DIRECTIONS FOR THIS TASK: Repeat exactly the lines running from the first line of the data to the line containing "idx = list(range(1, 47))", both ends included, and nothing else; drop the pictures.

RAW RECORDS:

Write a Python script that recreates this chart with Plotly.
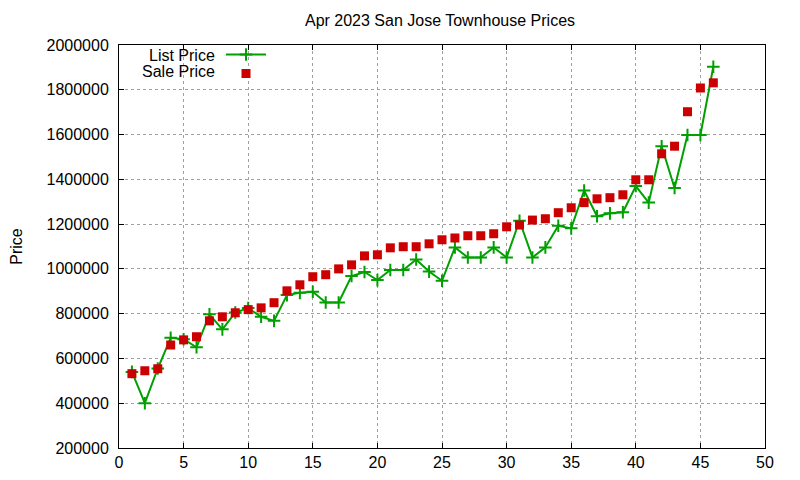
import plotly.graph_objects as go

# listing index, 1..46
idx = list(range(1, 47))

list_price = [
    540000, 400000, 555000, 692000, 686000, 650000, 797000, 730000, 805000, 825000,
    786000, 768000, 883000, 893000, 898000, 850000, 850000, 968000, 986000, 950000,
    995000, 995000, 1042000, 988000, 947000, 1096000, 1051000, 1051000, 1096000, 1051000,
    1215000, 1051000, 1096000, 1193000, 1181000, 1350000, 1235000, 1248000, 1253000, 1370000,
    1296000, 1548000, 1361000, 1598000, 1598000, 1903000,
]

sale_price = [
    532000, 545000, 554000, 660000, 683000, 697000, 768000, 786000, 804000, 818000,
    826000, 849000, 902000, 929000, 965000, 974000, 1000000, 1018000, 1058000, 1063000,
    1094000, 1099000, 1099000, 1112000, 1130000, 1138000, 1148000, 1148000, 1157000, 1188000,
    1196000, 1218000, 1224000, 1251000, 1273000, 1296000, 1313000, 1318000, 1331000, 1398000,
    1398000, 1514000, 1548000, 1702000, 1808000, 1831000,
]

FONT = "Liberation Sans, Arial, sans-serif"
GREEN = "#00a000"
RED = "#cc0000"

fig = go.Figure()
fig.add_trace(go.Scatter(
    x=idx, y=list_price, name="", mode="lines+markers",
    line=dict(color=GREEN, width=2),
    marker=dict(symbol="cross-thin", size=9, line=dict(color=GREEN, width=2)),
))
fig.add_trace(go.Scatter(
    x=idx, y=sale_price, name="", mode="markers",
    marker=dict(symbol="square", size=9, color=RED),
))

axis_common = dict(
    showline=True, linecolor="black", linewidth=1, mirror="allticks",
    ticks="inside", ticklen=5, tickcolor="black",
    showgrid=True, gridcolor="#a0a0a0", gridwidth=1, griddash="3px,3px",
    zeroline=False, tickfont=dict(size=16, color="black"),
)

fig.update_xaxes(range=[0, 50], dtick=5, tick0=0, **axis_common)
fig.update_yaxes(range=[200000, 2000000], dtick=200000, tick0=0, tickformat="d",
                 ticklabelstandoff=6,
                 title=dict(text="Price", font=dict(size=16, color="black"), standoff=27),
                 **axis_common)

# page has an 8px body margin, so the figure is 792x472 and sits at (8, 8)
fig.update_layout(
    width=792, height=472,
    margin=dict(l=111, r=35, t=37, b=32, autoexpand=False),
    paper_bgcolor="white", plot_bgcolor="white",
    font=dict(family=FONT, size=16, color="black"),
    title=dict(text="Apr 2023 San Jose Townhouse Prices", x=432 / 792, xanchor="center",
               y=1 - 12 / 472, yanchor="middle", font=dict(size=16, color="black")),
    showlegend=True,
    legend=dict(x=(221 - 119) / 646, xanchor="left", y=1.0 + 5 / 403, yanchor="top",
                bgcolor="rgba(0,0,0,0)", tracegroupgap=0, itemwidth=40,
                font=dict(size=8)),
)

# key labels, right aligned before the samples (gnuplot style)
for i, label in enumerate(["List Price", "Sale Price"]):
    fig.add_annotation(
        text=label, xref="paper", yref="paper",
        x=(217 - 119) / 646, y=1 - (10 + 17 * i) / 403,
        xanchor="right", yanchor="middle", showarrow=False,
        font=dict(size=16, color="black"),
    )

fig.write_html("out.html")
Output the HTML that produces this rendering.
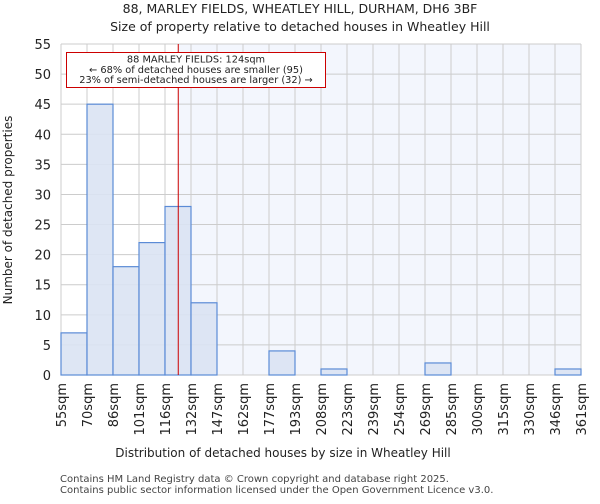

FULL RESPONSE:
Write a Python script that recreates this chart with Plotly.
import plotly.graph_objects as go

# listing index, 1..46
idx = list(range(1, 47))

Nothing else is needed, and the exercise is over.